Dr. Herbert Benson of Harvard University carried out key research into meditation and published his findings in his book "The Relaxation Response." He looked at various popular meditation techniques, and found that meditation had a very real effect on reducing stress.
Meditation in the Workplace
Taking time out to meditate can help you fight stress at work, but, for obvious reasons, you might be reluctant to sit in the "lotus position" in front of your co-workers.
However, there are some easy, discreet ways to meditate in the workplace, even with a busy schedule. Here are a few different techniques you can try:
- Find an empty meeting room or close your office door, and turn down the lights. Sit in a chair, keeping your body relaxed and your feet flat on the ground, and breathe in and out deeply. Close your eyes. Be aware of your breathing, and of what it feels like for the air to enter and exit your body. Focusing on your breathing will help your body, and your mind, to slow down. Do this for five to 10 minutes.
- Do a physical relaxation meditation. Sit in a chair, and relax the muscles of your body, starting with your feet. Think about the muscles relaxing as you move up your body, breathing slowly and deeply.
- Sit up straight in your chair, with your feet flat on the ground. Take slow, deep breaths, and focus your eyes on an object in front of you. Continue breathing slowly and deeply for five minutes, and keep your attention focused on your chosen object.
- If you're always busy, or don't have a private office or room you can use, then try counting breaths. This is a type of meditation you can do even when you're standing. All you do is breathe in and out slowly and deeply, counting your breaths every time you exhale. Focus on your breath, and don't think. Try to make it to 10 without thoughts popping into your mind.
- Go for a walking meditation. To do this, simply walk slowly, with no destination in mind. Allow your thoughts to enter and leave your mind at will – and try not to react to those thoughts, or even push them away. Focus instead on your body and the way your legs feel as you're moving.
Remember that the main objective of meditation is to relax. Don't focus on being so quiet or so still that you end up frustrated or even more stressed. Meditation should be easy, so do what feels comfortable for you.
Other Benefits of Meditation
As well as stress relief, there are also other benefits to meditation.

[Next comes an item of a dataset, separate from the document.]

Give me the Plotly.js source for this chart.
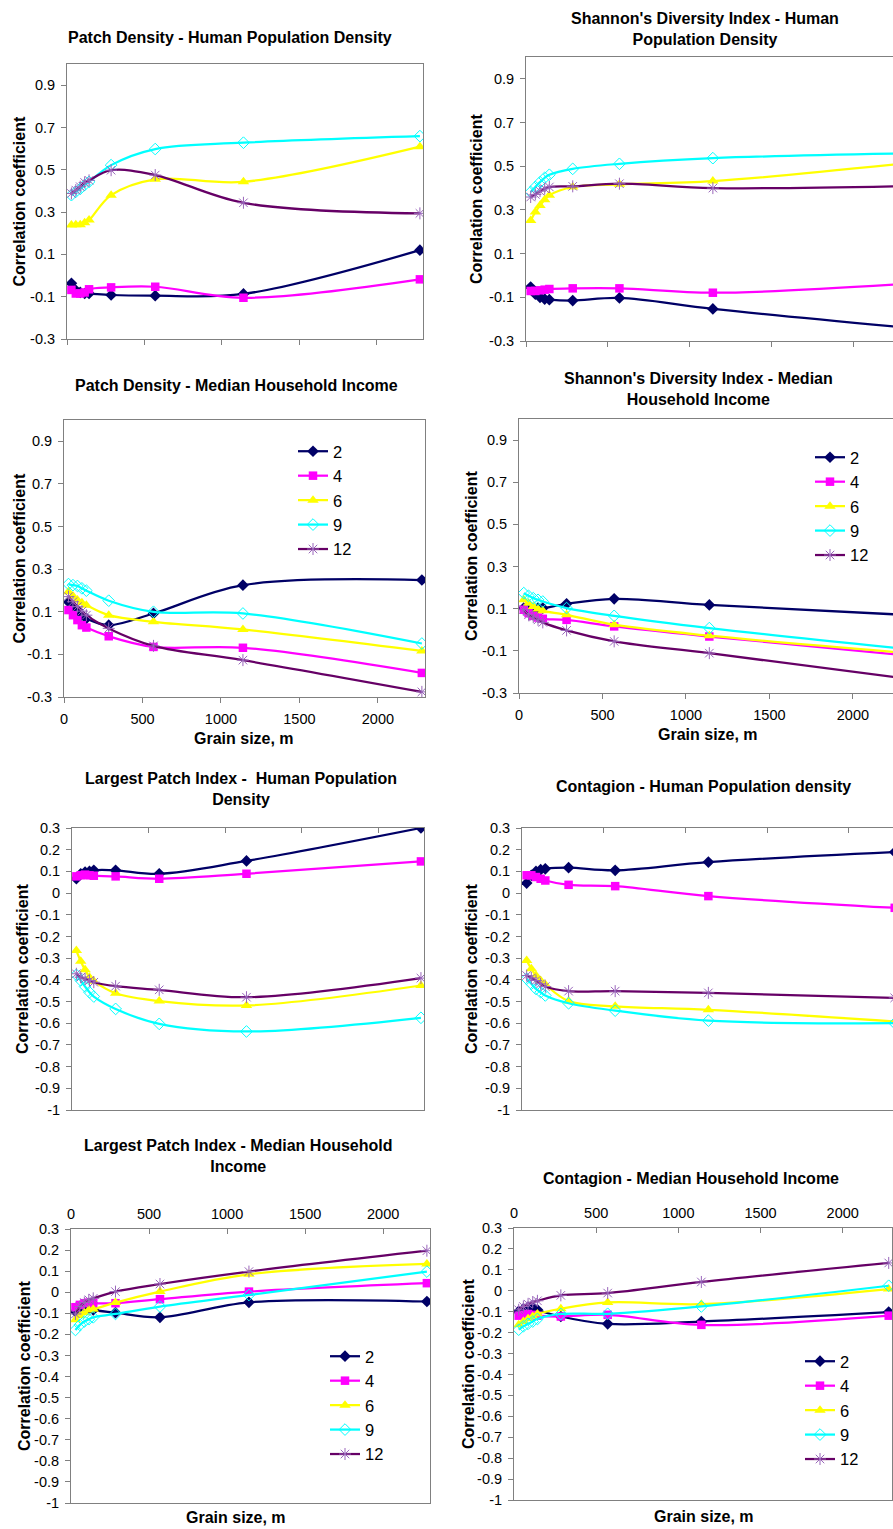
<!DOCTYPE html>
<html>
<head>
<meta charset="utf-8">
<script src="https://cdn.plot.ly/plotly-3.0.1.min.js"></script>
<style>
html, body { margin: 0; padding: 0; overflow: hidden; background: #fff; }
#chart { width: 910px; height: 1529px; }
</style>
</head>
<body>
<div id="chart"></div>
<script>
// ---------------- DATA ----------------
const grainSize = [28.5, 57, 85.5, 114, 142.5, 285, 570, 1140, 2280];
const seriesNames = ['2', '4', '6', '9', '12'];

// Patch Density - Human Population Density
const pdPop2  = [-0.037, -0.07, -0.08, -0.085, -0.085, -0.092, -0.095, -0.087, 0.12];
const pdPop4  = [-0.068, -0.085, -0.085, -0.08, -0.065, -0.056, -0.053, -0.105, -0.018];
const pdPop6  = [0.239, 0.24, 0.24, 0.25, 0.262, 0.38, 0.455, 0.443, 0.609];
const pdPop9  = [0.38, 0.396, 0.41, 0.428, 0.443, 0.522, 0.598, 0.628, 0.659];
const pdPop12 = [0.388, 0.404, 0.42, 0.44, 0.45, 0.498, 0.475, 0.344, 0.294];

// Shannon's Diversity Index - Human Population Density
const shPop2  = [-0.053, -0.086, -0.1, -0.108, -0.111, -0.115, -0.103, -0.153, -0.236];
const shPop4  = [-0.071, -0.071, -0.068, -0.065, -0.062, -0.059, -0.059, -0.079, -0.04];
const shPop6  = [0.252, 0.29, 0.32, 0.347, 0.367, 0.405, 0.417, 0.432, 0.51];
const shPop9  = [0.382, 0.405, 0.427, 0.447, 0.461, 0.488, 0.511, 0.537, 0.558];
const shPop12 = [0.359, 0.371, 0.386, 0.397, 0.405, 0.408, 0.42, 0.4, 0.409];

// Patch Density - Median Household Income
const pdInc2  = [0.147, 0.124, 0.108, 0.084, 0.069, 0.037, 0.092, 0.225, 0.249];
const pdInc4  = [0.108, 0.084, 0.061, 0.037, 0.026, -0.015, -0.065, -0.069, -0.187];
const pdInc6  = [0.194, 0.174, 0.155, 0.142, 0.131, 0.084, 0.053, 0.017, -0.084];
const pdInc9  = [0.23, 0.225, 0.221, 0.21, 0.199, 0.152, 0.1, 0.092, -0.049];
const pdInc12 = [0.171, 0.147, 0.124, 0.103, 0.084, 0.022, -0.06, -0.127, -0.276];

// Shannon's Diversity Index - Median Household Income
const shInc2  = [0.103, 0.095, 0.098, 0.103, 0.103, 0.123, 0.147, 0.118, 0.072];
const shInc4  = [0.095, 0.079, 0.066, 0.058, 0.052, 0.047, 0.016, -0.032, -0.118];
const shInc6  = [0.142, 0.126, 0.11, 0.098, 0.09, 0.071, 0.024, -0.028, -0.107];
const shInc9  = [0.174, 0.161, 0.15, 0.142, 0.134, 0.103, 0.066, 0.008, -0.088];
const shInc12 = [0.095, 0.071, 0.06, 0.047, 0.035, -0.003, -0.055, -0.111, -0.228];

// Largest Patch Index - Human Population Density
const lpiPop2  = [0.066, 0.089, 0.097, 0.1, 0.105, 0.105, 0.089, 0.148, 0.3];
const lpiPop4  = [0.077, 0.082, 0.085, 0.082, 0.08, 0.077, 0.066, 0.089, 0.146];
const lpiPop6  = [-0.265, -0.314, -0.354, -0.388, -0.406, -0.462, -0.498, -0.518, -0.426];
const lpiPop9  = [-0.377, -0.403, -0.431, -0.457, -0.477, -0.534, -0.603, -0.638, -0.575];
const lpiPop12 = [-0.372, -0.388, -0.395, -0.403, -0.411, -0.429, -0.446, -0.48, -0.392];

// Contagion - Human Population density
const ctPop2  = [0.046, 0.082, 0.1, 0.108, 0.112, 0.117, 0.105, 0.143, 0.189];
const ctPop4  = [0.082, 0.082, 0.074, 0.066, 0.058, 0.038, 0.032, -0.014, -0.068];
const ctPop6  = [-0.311, -0.349, -0.38, -0.403, -0.422, -0.498, -0.522, -0.538, -0.592];
const ctPop9  = [-0.395, -0.418, -0.442, -0.457, -0.472, -0.508, -0.542, -0.588, -0.6];
const ctPop12 = [-0.38, -0.391, -0.403, -0.418, -0.431, -0.452, -0.452, -0.46, -0.483];

// Largest Patch Index - Median Household Income
const lpiInc2  = [-0.092, -0.071, -0.068, -0.076, -0.084, -0.097, -0.119, -0.048, -0.044];
const lpiInc4  = [-0.071, -0.06, -0.052, -0.049, -0.052, -0.052, -0.033, 0.003, 0.043];
const lpiInc6  = [-0.131, -0.112, -0.097, -0.084, -0.081, -0.049, 0.003, 0.085, 0.134];
const lpiInc9  = [-0.179, -0.155, -0.139, -0.128, -0.119, -0.103, -0.068, -0.013, 0.098];
const lpiInc12 = [-0.103, -0.068, -0.049, -0.036, -0.029, 0.003, 0.039, 0.098, 0.197];

// Contagion - Median Household Income
const ctInc2  = [-0.099, -0.088, -0.08, -0.078, -0.091, -0.123, -0.158, -0.147, -0.102];
const ctInc4  = [-0.119, -0.115, -0.111, -0.115, -0.119, -0.123, -0.115, -0.163, -0.119];
const ctInc6  = [-0.163, -0.147, -0.134, -0.123, -0.111, -0.086, -0.056, -0.064, 0.008];
const ctInc9  = [-0.186, -0.17, -0.158, -0.147, -0.135, -0.111, -0.11, -0.075, 0.024];
const ctInc12 = [-0.091, -0.075, -0.064, -0.054, -0.048, -0.022, -0.011, 0.042, 0.133];

const panelTitles = [
  'Patch Density - Human Population Density',
  "Shannon's Diversity Index - Human<br>Population Density",
  'Patch Density - Median Household Income',
  "Shannon's Diversity Index - Median<br>Household Income",
  'Largest Patch Index -  Human Population<br>Density',
  'Contagion - Human Population density',
  'Largest Patch Index - Median Household<br>Income',
  'Contagion - Median Household Income'
];
const yTitle = 'Correlation coefficient';
const xTitle = 'Grain size, m';

const xTickVals = [0, 500, 1000, 1500, 2000];
const xTickText = ['0', '500', '1000', '1500', '2000'];
const yTickValsA = [-0.3, -0.1, 0.1, 0.3, 0.5, 0.7, 0.9];
const yTickTextA = ['-0.3', '-0.1', '0.1', '0.3', '0.5', '0.7', '0.9'];
const yTickValsB = [-1, -0.9, -0.8, -0.7, -0.6, -0.5, -0.4, -0.3, -0.2, -0.1, 0, 0.1, 0.2, 0.3];
const yTickTextB = ['-1', '-0.9', '-0.8', '-0.7', '-0.6', '-0.5', '-0.4', '-0.3', '-0.2', '-0.1', '0', '0.1', '0.2', '0.3'];

const panelData = [
  [pdPop2, pdPop4, pdPop6, pdPop9, pdPop12],
  [shPop2, shPop4, shPop6, shPop9, shPop12],
  [pdInc2, pdInc4, pdInc6, pdInc9, pdInc12],
  [shInc2, shInc4, shInc6, shInc9, shInc12],
  [lpiPop2, lpiPop4, lpiPop6, lpiPop9, lpiPop12],
  [ctPop2, ctPop4, ctPop6, ctPop9, ctPop12],
  [lpiInc2, lpiInc4, lpiInc6, lpiInc9, lpiInc12],
  [ctInc2, ctInc4, ctInc6, ctInc9, ctInc12]
];

// ---------------- STYLE / LAYOUT ----------------
const W = 910, H = 1529;
const FONT = 'Liberation Sans, Arial, sans-serif';
const px = v => v / W;
const py = v => 1 - v / H;

const styles = [
  {line: '#000066', marker: {symbol: 'diamond', size: 9, color: '#000066'}},
  {line: '#ff00ff', marker: {symbol: 'square', size: 8.5, color: '#ff00ff'}},
  {line: '#ffff00', marker: {symbol: 'triangle-up', size: 10, color: '#ffff00'}},
  {line: '#00ffff', marker: {symbol: 'diamond-open', size: 9, color: '#00ffff', line: {width: 1, color: '#00ffff'}}},
  {line: '#660066', marker: {symbol: 'asterisk-open', size: 10, color: '#9966bb', line: {width: 1, color: '#9966bb'}}}
];

// plot-area boxes in pixels
const boxes = [
  {x0: 67,  x1: 423, y0: 64,   y1: 339,  yr: 'A', xmode: 'bottomNoLabel', leg: null},
  {x0: 526, x1: 903, y0: 57,   y1: 341,  yr: 'A', xmode: 'bottomNoLabel', leg: null},
  {x0: 64,  x1: 425, y0: 420,  y1: 697,  yr: 'A', xmode: 'bottom', leg: 'legend'},
  {x0: 519, x1: 903, y0: 419,  y1: 693,  yr: 'A', xmode: 'bottom', leg: 'legend2'},
  {x0: 72,  x1: 424, y0: 828,  y1: 1110, yr: 'B', xmode: 'topNoLabel', leg: null},
  {x0: 522, x1: 898, y0: 828,  y1: 1110, yr: 'B', xmode: 'topNoLabel', leg: null},
  {x0: 71,  x1: 430, y0: 1229, y1: 1503, yr: 'B', xmode: 'top', leg: 'legend3'},
  {x0: 514, x1: 892, y0: 1228, y1: 1500, yr: 'B', xmode: 'top', leg: 'legend4'}
];

const titlePos = [[230, 37], [705, 29], [236, 385], [698, 389], [241, 789], [703, 787], [238, 1156], [691, 1178]];
const yTitlePos = [19, 477, 19, 471, 22, 471, 24, 468];
const xTitlePos = [null, null, [244, 738], [708, 734], null, null, [236, 1517], [704, 1516]];
const legendPos = [null, null, [293, 434], [810, 440], null, null, [325, 1339], [800, 1344]];

const traces = [];
const layout = {
  width: W, height: H,
  margin: {l: 0, r: 0, t: 0, b: 0},
  paper_bgcolor: '#fff', plot_bgcolor: '#fff',
  font: {family: FONT, color: '#000', size: 14},
  annotations: []
};

boxes.forEach((b, i) => {
  const n = i + 1;
  const xa = 'x' + (n === 1 ? '' : n), ya = 'y' + (n === 1 ? '' : n);
  const xk = 'xaxis' + (n === 1 ? '' : n), yk = 'yaxis' + (n === 1 ? '' : n);
  const top = b.xmode.startsWith('top');
  layout[xk] = {
    domain: [px(b.x0), px(b.x1)], anchor: ya, range: [0, 2300],
    tickmode: 'array', tickvals: xTickVals, ticktext: xTickText,
    showticklabels: !b.xmode.endsWith('NoLabel'),
    side: top ? 'top' : 'bottom',
    ticks: top ? 'inside' : 'outside', ticklen: 5, tickcolor: '#808080',
    ticklabelstandoff: top ? 3 : 4,
    showline: true, linecolor: '#808080', linewidth: 1, mirror: true,
    showgrid: false, zeroline: false, fixedrange: true,
    tickfont: {family: FONT, size: 14.5, color: '#000'}
  };
  const A = b.yr === 'A';
  layout[yk] = {
    domain: [py(b.y1), py(b.y0)], anchor: xa,
    range: A ? [-0.3, 1.0] : [-1, 0.3],
    tickmode: 'array', tickvals: A ? yTickValsA : yTickValsB, ticktext: A ? yTickTextA : yTickTextB,
    ticks: 'outside', ticklen: 5, tickcolor: '#808080', ticklabelstandoff: 3,
    showline: true, linecolor: '#808080', linewidth: 1, mirror: true,
    showgrid: false, zeroline: false, fixedrange: true,
    tickfont: {family: FONT, size: 14.5, color: '#000'}
  };

  panelData[i].forEach((vals, s) => {
    const st = styles[s];
    const t = {
      type: 'scatter', mode: 'lines+markers',
      x: grainSize, y: vals, name: seriesNames[s],
      xaxis: xa, yaxis: ya,
      line: {color: st.line, width: 2.25, shape: 'spline', smoothing: 1},
      marker: st.marker, cliponaxis: true,
      showlegend: !!b.leg
    };
    if (b.leg) t.legend = b.leg;
    traces.push(t);
  });

  if (b.leg) {
    const lp = legendPos[i];
    layout[b.leg] = {
      x: px(lp[0]), y: py(lp[1]), xanchor: 'left', yanchor: 'top',
      xref: 'paper', yref: 'paper',
      bgcolor: 'rgba(0,0,0,0)', borderwidth: 0, itemwidth: 30,
      font: {family: FONT, size: 16.5, color: '#000'},
      traceorder: 'normal'
    };
  }

  layout.annotations.push({
    text: '<b>' + panelTitles[i] + '</b>', xref: 'paper', yref: 'paper',
    x: px(titlePos[i][0]), y: py(titlePos[i][1]), xanchor: 'center', yanchor: 'middle',
    showarrow: false, font: {family: FONT, size: 16, color: '#000'}
  });
  layout.annotations.push({
    text: '<b>' + yTitle + '</b>', xref: 'paper', yref: 'paper', textangle: -90,
    x: px(yTitlePos[i]), y: py((b.y0 + b.y1) / 2), xanchor: 'center', yanchor: 'middle',
    showarrow: false, font: {family: FONT, size: 16, color: '#000'}
  });
  if (xTitlePos[i]) {
    layout.annotations.push({
      text: '<b>' + xTitle + '</b>', xref: 'paper', yref: 'paper',
      x: px(xTitlePos[i][0]), y: py(xTitlePos[i][1]), xanchor: 'center', yanchor: 'middle',
      showarrow: false, font: {family: FONT, size: 16, color: '#000'}
    });
  }
});

Plotly.newPlot('chart', traces, layout, {displayModeBar: false, staticPlot: true});
</script>
</body>
</html>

In a study called "Short-term Meditation Training Improves Attention and Self-Regulation," published by Yi-Yuan Tang in the August 2007 Proceedings of the National Academy of Sciences, researchers discovered that using meditation, even on a short-term basis, had many other benefits. After only five days of practicing short meditations, study participants improved their conflict resolution skills; lowered their levels of anxiety, depression, anger, and fatigue; and reported increased energy, longer attention spans, and a stronger immune system.
Another study, "The Influence of a Meditation Relaxation Technique on Group Problem-Solving Effectiveness" by Herbert Kindler with Loyola University, found that meditation before team meetings made group problem-solving faster, with fewer transactions. In this study, workers who meditated also felt less tension, and showed more effective teamwork than workers in the control group.
We've covered several ideas and techniques to help you use meditation to manage stress at work. But if you'd like to learn further meditation techniques, and more about different types of meditation, consider the following:
- Research different meditation techniques online. Many Western forms of meditation don't have religious affiliations, and differ only in technique.
- Join a yoga or meditation group in your area.
- Read one of many books available on meditation.
All of us have some level of stress in our lives. But too much stress can affect our physical and emotional well-being. Meditation can help relax our mind and body, making us stronger and better able to cope with stress in the future. There are several different meditation techniques, but most involve sitting quietly and focusing the mind.
If you start feeling the negative effects of too much stress, sit quietly and focus on your breathing. Deep, slow breathing will calm your body, quiet your mind, and lower your stress levels.
Apply This to Your Life
If you're feeling stressed at work, try meditation out!
Make time for meditation in your schedule, perhaps during a break or at lunchtime, and give it a go. Keep a diary of how you feel before and after each session, and monitor how you feel for the rest of your day. You'll be surprised at how effective it is!